Core Concepts¶
Scenario¶
A Scenario is an E2E behavioral test. It defines:
- Input: What to send to the agent
- Expectations: What the agent should (or shouldn't) do
- Limits: Resource constraints (timeout, max steps, max tokens)
s = Scenario("Book a flight", input="Book SFO→NRT", timeout_seconds=30)
s.expect_tool_call("search_flights", before="book_flight")
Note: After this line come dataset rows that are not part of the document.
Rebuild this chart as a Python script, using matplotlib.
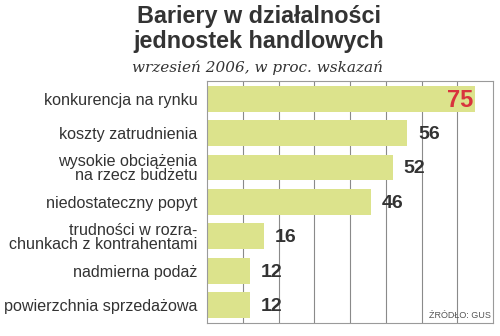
import matplotlib.pyplot as plt
import numpy as np

# data
categories = ['konkurencja na rynku', 'koszty zatrudnienia',
              'wysokie obciążenia\nna rzecz budżetu', 'niedostateczny popyt',
              'trudności w rozra-\nchunkach z kontrahentami', 'nadmierna podaż',
              'powierzchnia sprzedażowa']
values = [75, 56, 52, 46, 16, 12, 12]

bar_color = '#dce38c'
grid_color = '#8a8a8a'
text_color = '#333333'

plt.rcParams["font.family"] = "Liberation Sans"

fig = plt.figure(figsize=(5, 3.36), dpi=100)
fig.patch.set_facecolor('white')
ax = fig.add_axes([0.414, 0.039, 0.572, 0.720])

y = np.arange(len(values))
ax.barh(y, values, height=0.75, color=bar_color, zorder=2)
ax.set_ylim(len(values) - 0.48, -0.52)
ax.set_xlim(0, 80)
ax.set_xticks(np.arange(10, 80, 10))
ax.xaxis.grid(True, color=grid_color, linewidth=0.8, zorder=0)
ax.tick_params(axis='x', length=0, labelbottom=False)
ax.tick_params(axis='y', length=0, pad=7)
ax.set_yticks(y)
ax.set_yticklabels(categories, fontsize=11.6, color=text_color, linespacing=0.9)
for s in ax.spines.values():
    s.set_color('#9a9a9a')
    s.set_linewidth(0.8)

for i, v in enumerate(values):
    if i == 0:
        ax.text(v - 0.6, i + 0.04, str(v), ha='right', va='center', fontsize=17,
                fontweight='bold', color='#d8333d', zorder=3)
    else:
        ax.text(v + 3.0, i + 0.04, str(v), ha='left', va='center', fontsize=14,
                fontweight='bold', color=text_color, zorder=3)

ax.text(79.5, 6.3, 'ŹRÓDŁO: GUS', ha='right', va='center', fontsize=6.5,
        color='#555555')

fig.text(0.518, 0.952, 'Bariery w działalności', ha='center', va='center',
         fontsize=16.8, fontweight='bold', color=text_color)
fig.text(0.518, 0.877, 'jednostek handlowych', ha='center', va='center',
         fontsize=16.8, fontweight='bold', color=text_color)
fig.text(0.516, 0.797, 'wrzesień 2006, w proc. wskazań', ha='center', va='center',
         fontsize=11, style='italic', family='DejaVu Serif', color=text_color)

plt.savefig('out.png', dpi=100)
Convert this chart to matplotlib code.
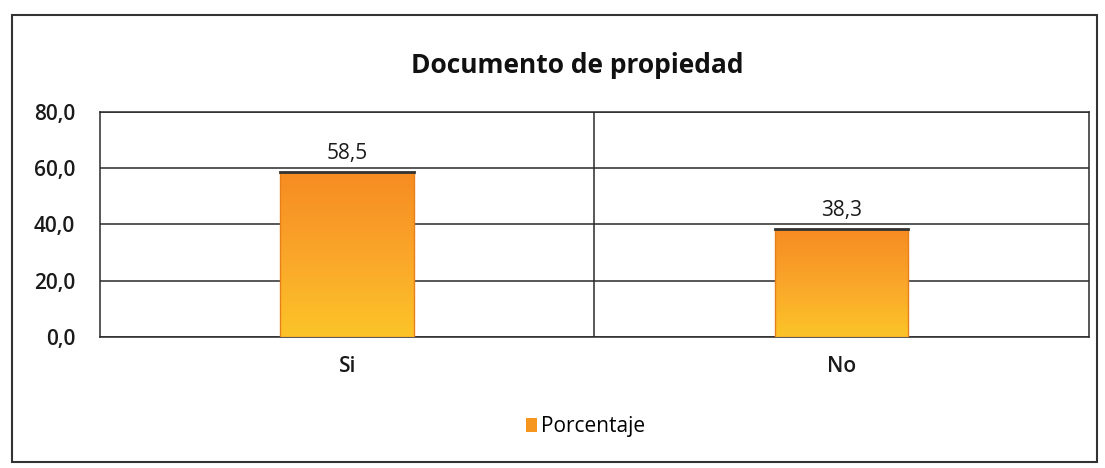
import numpy as np
import matplotlib.pyplot as plt
from matplotlib.patches import Rectangle, Patch
from matplotlib.colors import LinearSegmentedColormap

# datos
categorias = ["Si", "No"]
porcentajes = [58.5, 38.3]
ticks_y = [0, 20, 40, 60, 80]
titulo = "Documento de propiedad"
serie = "Porcentaje"

plt.rcParams['font.family'] = ['Open Sans', 'DejaVu Sans']

fig = plt.figure(figsize=(11.05, 4.68), dpi=100)
ax = fig.add_axes([0.0905, 0.28, 0.895, 0.481])

x = np.arange(len(categorias)) + 0.5
bars = ax.bar(x, porcentajes, width=0.27, color='none', edgecolor='none', zorder=3)

# degradado naranja como en Excel
cmap = LinearSegmentedColormap.from_list("naranja", ["#FCC428", "#FAA62A", "#F68C22"])
grad = np.linspace(0, 1, 100).reshape(-1, 1)
for b in bars:
    x0, y0 = b.get_x(), b.get_y()
    w, h = b.get_width(), b.get_height()
    im = ax.imshow(grad, cmap=cmap, aspect='auto', origin='lower',
                   extent=[x0, x0 + w, y0, y0 + h], zorder=3)
    im.set_clip_path(b)
    ax.add_patch(Rectangle((x0, y0), w, h, fill=False, edgecolor='#E8801A', lw=1.0, zorder=4))
    ax.plot([x0, x0 + w], [y0 + h, y0 + h], color='#333333', lw=2.0, zorder=5)
    ax.text(b.get_x() + w / 2, h + 3, f"{h:.1f}".replace('.', ','),
            ha='center', va='bottom', fontsize=15, color='#1a1a1a', fontweight='medium')

ax.set_xlim(0, len(categorias))
ax.set_ylim(0, 80)
ax.set_yticks(ticks_y)
ax.set_yticklabels([f"{t:.1f}".replace('.', ',') for t in ticks_y], fontsize=15,
                   fontweight='semibold', color='#1a1a1a')
ax.set_xticks(x)
ax.set_xticklabels(categorias, fontsize=15, fontweight='semibold', color='#1a1a1a')
ax.tick_params(axis='y', length=0, pad=18)
ax.tick_params(axis='x', length=0, pad=14)

for t in ticks_y:
    ax.axhline(t, color='#2a2a2a', lw=1.1, zorder=1)
for i in range(1, len(categorias)):
    ax.axvline(i, color='#2a2a2a', lw=1.1, zorder=1)
for s in ax.spines.values():
    s.set_color('#2a2a2a')
    s.set_linewidth(1.1)

fig.text(0.522, 0.86, titulo, ha='center', va='center', fontsize=19, fontweight='bold', color='#111111')

fig.legend(handles=[Patch(facecolor='#F7961F', edgecolor='none', label=serie)],
           loc='center', bbox_to_anchor=(0.53, 0.088), frameon=False, fontsize=15,
           handlelength=0.55, handleheight=0.6, handletextpad=0.2)

# marco exterior
fig.patches.append(Rectangle((0.011, 0.013), 0.982, 0.955, transform=fig.transFigure,
                             fill=False, edgecolor='#333333', lw=1.5))

fig.savefig("out.png", dpi=100)
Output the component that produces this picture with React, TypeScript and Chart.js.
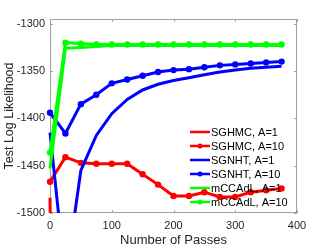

s.expect_no_tool_call("cancel_booking")
s.expect_max_steps(10)
Expectations¶
Expectations are assertions about agent behavior, not output text.
| Expectation | Tests |
|---|---|
expect_tool_call("X") |
Tool X was called |
expect_no_tool_call("X") |
Tool X was NOT called (safety) |
expect_tool_order(["A", "B"]) |
A called before B |
expect_no_error() |
No errors in trace |
expect_max_steps(N) |
Agent finished within N steps |
expect_output(contains="...") |
Output contains text |
expect_milestone("...", tool="X") |
Partial credit |
expect_llm_judge("criteria", judge_fn=fn) |
LLM evaluates trace |
AgentTrace¶
The trace captures everything the agent did:
trace = adapter.run("Book a flight")
print(trace.tool_calls) # [AgentStep(name="search"), AgentStep(name="book")]
print(trace.tool_names) # ["search", "book"]
print(trace.errors) # []
print(trace.total_duration_ms) # 3400.0
print(trace.metadata) # {"token_usage": {"input": 500, "output": 200}}
Adapters¶
Adapters bridge your agent framework to AgentGate:
OpenAIAdapter— OpenAI/DeepSeek function-calling agentsLangGraphAdapter— LangGraph appsCallableAgentAdapter— Any functionfn(input) → AgentTraceMockAgent— Pre-recorded traces (zero API cost)
TestSuite¶
A TestSuite runs multiple scenarios:
suite = TestSuite("my-agent")
suite.add(scenario_1)
suite.add(scenario_2)
result = suite.run(adapter, runs=5, min_pass_rate=0.8)